La légende raconte que dans le pays de la logique, existait une prison un peu spéciale. Comme châtiment pour avoir tenté de voler la vérité, un des prisonniers fut condamné à mort. Mais pour alourdir encore la sentence, on lui expliqua qu'il serait exécuté au matin d'un des jours de la semaine suivante et que ce jour serait une surprise pour lui. Il faut dire que les gardiens de cette prison étaient un peu tordus…
Une fois seul dans sa cellule, le prisonnier raisonna et dit : « Je ne peux pas être exécuté le dernier jour de la semaine. En effet, si je suppose que l'exécution a lieu dimanche, je le saurais à l'avance la veille au soir puisque c'est la dernière possibilité. Or cela entre en contradiction avec la sentence qui dit que je serai surpris lorsque le bourreau apparaitra. Donc ma supposition est fausse et je ne serai pas exécuté dimanche. (1) ».
Cependant, le prisonnier put effectuer le même raisonnement sur la période du lundi au samedi pour éliminer le samedi également. Et ainsi de suite pour tous les jours de la semaine. Le prisonnier conclut qu'il ne pourrait être exécuté aucun jour de la semaine, donc il ne serait pas exécuté et décida de se la couler douce. Pourtant, le mercredi(2) matin, le bourreau se présenta, et effectivement, le prisonnier fut surpris et se fit exécuter.

— Mythes et légendes, aux éditions InventéSurMesure

Ce paradoxe est un grand classique(3) et nous ferait presque douter de la validité de la logique(4). Pourtant, il existe une solution qui consiste à dire que le prisonnier a violé le sens d'écoulement du temps. Ainsi, le raisonnement remonte le temps à rebours (on doit procéder dans l'ordre avec dimanche avant samedi, etc.) alors que la conclusion à chaque étape fait intervenir un écoulement du temps normal (je sais dès maintenant parce que demain est le dernier jour). La première étape semble donc valide pour dire que le prisonnier ne sera pas exécuté le dimanche, mais pour ne pas violer l'écoulement du temps, il ne peut pas utiliser cette information pour conclure des choses précédent dimanche. Pour bien comprendre, supposons que le gardien ait plutôt procédé ainsi : « Voici un calendrier, je vais t'annoncer le jour de ta mort et tu seras surpris. ». Dans ce cas, tous les jours sont mis sur un pied d'égalité et le sens d'écoulement du temps n'intervient pas.

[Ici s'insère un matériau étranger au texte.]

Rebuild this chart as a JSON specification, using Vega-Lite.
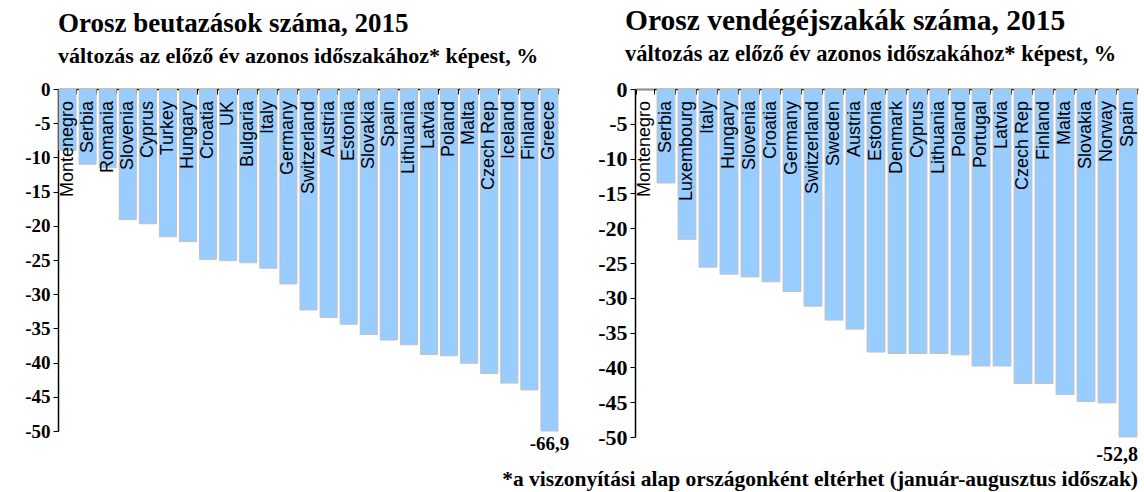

Le prisonnier n'a aucun moyen de conclure quoi que ce soit et le gardien peut donc lui annoncer n'importe quel jour pour le surprendre.

Une autre solution que je préfère s'appuie sur la formulation tordue de l'énigme(5). Il suffit de raisonner ainsi : « Si par un raisonnement quelconque j'arrive à éliminer un ou plusieurs jours, alors ces jours restent des jours potentiels puisque le bourreau me surprendrait en se présentant un de ces jours-là. Si j'élimine des jours, alors il redeviennentt possibles. Donc je ne peux en aucun cas savoir quel jour je serais exécuté. »(6). Ainsi le bourreau peut se présenter n'importe quand et même dimanche.

La seule alternative pour le prisonnier est encore de s'attendre chaque jour à être exécuté. Si c'est possible, cela lui garantirait la vie sauve mais la semaine terrible qu'il passerait alors serait peut-être pire que la sentence de la mort.


  1. (1) C'est un raisonnement par l'absurde. Si en faisant une supposition on trouve une contradiction, alors la supposition est fausse.
  2. (2) C'est toujours le mercredi dans ce paradoxe, allez savoir pourquoi !
  3. (3) C'est un euphémisme, il apparaît systématiquement dans les top 5 des paradoxes.
  4. (4) Pour comprendre que la logique est quand même préservée, il faut chercher du côté de l'autoréférence.
  5. (5) La sentence se fonde sur la surprise du prisonnier, un élément qui est lui-même affecté par le raisonnement. Ce principe d'autoréférence est le point de départ de bien des paradoxes.
  6. (6) Dans le raisonnement précédent, à l'instant même où dimanche est éliminé, il redevient possible et donc on ne peut pas éliminer les autres jours, ni aucun jour.